Monitoring, Alerting, and Remediating Model Drift for the OpenClaw Rating API Edge‑ML Model

Monitoring, alerting, and remediating model drift for the OpenClaw Rating API edge‑ML model means continuously tracking data‑drift, measuring key performance metrics, configuring real‑time alerts, and running scheduled retraining pipelines so the model stays accurate and reliable in production.

Introduction

Edge‑ML models power the OpenClaw Rating API, delivering low‑latency predictions for rating calculations directly at the network edge. While the edge brings speed, it also amplifies the risk of model drift—the gradual degradation of model performance as real‑world data evolves. Operators and developers need a systematic, repeatable workflow that detects drift early, alerts the right people instantly, and triggers remediation without manual bottlenecks.

This guide walks you through a step‑by‑step process covering data‑drift detection, performance‑metric dashboards, real‑time alert configuration, scheduled retraining, and practical remediation tactics. By the end, you’ll have a production‑ready observability stack that keeps your OpenClaw edge‑ML model performing at peak levels.

Understanding Model Drift in the OpenClaw Rating API

What is model drift?

Model drift occurs when the statistical properties of the input data or the underlying relationship between inputs and outputs change after a model has been deployed. In the context of the OpenClaw Rating API, drift can manifest as higher prediction errors for rating scores, increased latency, or unexpected output distributions.

Types of drift

Data drift (covariate shift): The distribution of input features changes while the target relationship stays the same. Example: a new set of devices starts sending telemetry with different sensor ranges.
Concept drift: The relationship between inputs and the target variable evolves. Example: a regulatory change alters how ratings are calculated, making the old model’s assumptions obsolete.

Data‑Drift Detection

Monitoring input data distributions

Start by logging raw feature vectors at the edge node and streaming them to a central observability store (e.g., InfluxDB or ClickHouse).
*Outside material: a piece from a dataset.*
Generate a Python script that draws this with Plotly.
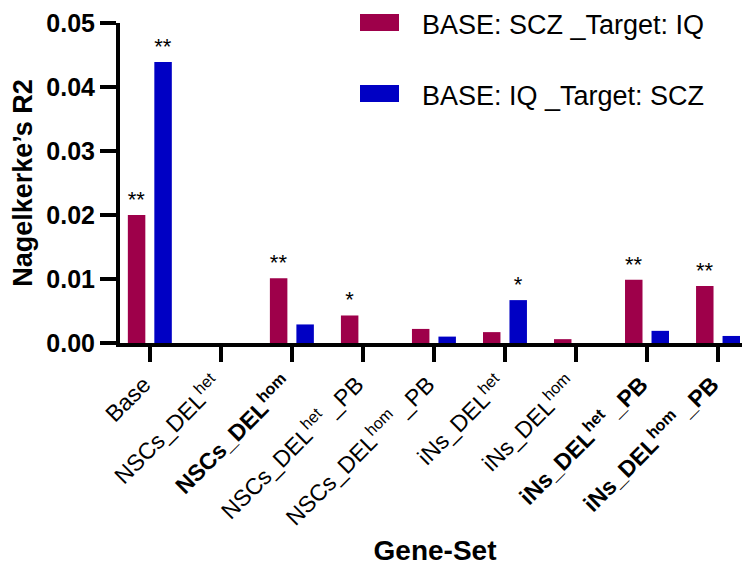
import plotly.graph_objects as go

categories = [
    "Base",
    "NSCs_DEL<sup>het</sup>",
    "<b>NSCs_DEL<sup>hom</sup></b>",
    "NSCs_DEL<sup>het</sup> _PB",
    "NSCs_DEL<sup>hom</sup> _PB",
    "iNs_DEL<sup>het</sup>",
    "iNs_DEL<sup>hom</sup>",
    "<b>iNs_DEL<sup>het</sup> _PB</b>",
    "<b>iNs_DEL<sup>hom</sup> _PB</b>",
]
scz_to_iq = [0.0200, 0.0, 0.0101, 0.0043, 0.0022, 0.0017, 0.0006, 0.0099, 0.0089]
iq_to_scz = [0.0439, 0.0, 0.0029, 0.0, 0.0010, 0.0067, 0.0, 0.0019, 0.0011]
sig_scz_to_iq = ["**", "", "**", "*", "", "", "", "**", "**"]
sig_iq_to_scz = ["**", "", "", "", "", "*", "", "", ""]
series_names = ["BASE: SCZ _Target: IQ", "BASE: IQ _Target: SCZ"]
series_colors = ["#9E004A", "#0000C4"]
y_ticks = [0.00, 0.01, 0.02, 0.03, 0.04, 0.05]

FONT = "Liberation Sans, Arial, Helvetica, sans-serif"
x_idx = list(range(len(categories)))

# figure geometry (page is offset by the 8px body margin)
W, H = 742, 569
L, T, B = 112, 15, 234
PW, PH = W - L, H - T - B
PB_Y = H - B  # plot bottom in figure px


def px(x):
    return (x - L) / PW


def py(y):
    return (PB_Y - y) / PH


fig = go.Figure()
for vals, sig, name, col in zip([scz_to_iq, iq_to_scz], [sig_scz_to_iq, sig_iq_to_scz],
                                series_names, series_colors):
    fig.add_trace(go.Bar(
        x=x_idx, y=vals, name=name, marker=dict(color=col, line=dict(width=0)),
        text=sig, textposition="outside", constraintext="none", cliponaxis=False,
        textfont=dict(family=FONT, size=22, color="black"), showlegend=False,
    ))

# manual legend with large swatches, as in the original
txt_top = [0, 71]
sw_top = [6, 77]
for i, (name, col) in enumerate(zip(series_names, series_colors)):
    fig.add_shape(type="rect", xref="paper", yref="paper",
                  x0=px(352), x1=px(391), y0=py(sw_top[i] + 17), y1=py(sw_top[i]),
                  fillcolor=col, line=dict(width=0))
    fig.add_annotation(xref="paper", yref="paper", x=px(412), y=py(txt_top[i]),
                       text=name, showarrow=False, xanchor="left", yanchor="top",
                       font=dict(family=FONT, size=27, color="black"))

fig.update_layout(
    width=W, height=H,
    margin=dict(l=L, r=0, t=T, b=B),
    paper_bgcolor="white", plot_bgcolor="white",
    barmode="group", bargap=0.254, bargroupgap=0.34,
    font=dict(family=FONT, color="black"),
    showlegend=False,
)
fig.update_xaxes(
    tickmode="array", tickvals=x_idx, ticktext=categories, tickangle=-45,
    range=[-0.42, 8.45], showline=True, linewidth=4, linecolor="black",
    ticks="outside", ticklen=15, tickwidth=4, tickcolor="black",
    ticklabelshift=-6,
    tickfont=dict(family=FONT, size=23, color="black"), showgrid=False, zeroline=False,
    title=dict(text="<b>Gene-Set</b>", font=dict(family=FONT, size=28, color="black"), standoff=12),
    automargin=False,
)
fig.update_yaxes(
    range=[0, 0.05], tickvals=y_ticks, tickformat=".2f",
    showline=True, linewidth=4, linecolor="black",
    ticks="outside", ticklen=16, tickwidth=4, tickcolor="black",
    tickfont=dict(family=FONT, size=25, color="black", weight="bold"), showgrid=False, zeroline=False,
    title=dict(text="<b>Nagelkerke’s R2</b>", font=dict(family=FONT, size=27, color="black"), standoff=12),
    automargin=False,
)
fig.write_html("out.html")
Visualize histograms, box‑plots, and kernel density estimates for each feature on a daily basis. Sudden shifts in these visualizations are the first warning signs of data drift.

Statistical tests

Automate drift detection with statistical tests that compare the current data window against a baseline reference window:

Kolmogorov‑Smirnov (KS) test: Ideal for continuous features; flags differences in cumulative distribution functions.
Population Stability Index (PSI): Provides a single score per feature; values above 0.2 typically indicate moderate drift, while >0.5 signals severe drift.

Implement these tests in a lightweight Python or Rust micro‑service that runs every hour, writes the test statistics to a drift_metrics table, and triggers alerts when thresholds are breached.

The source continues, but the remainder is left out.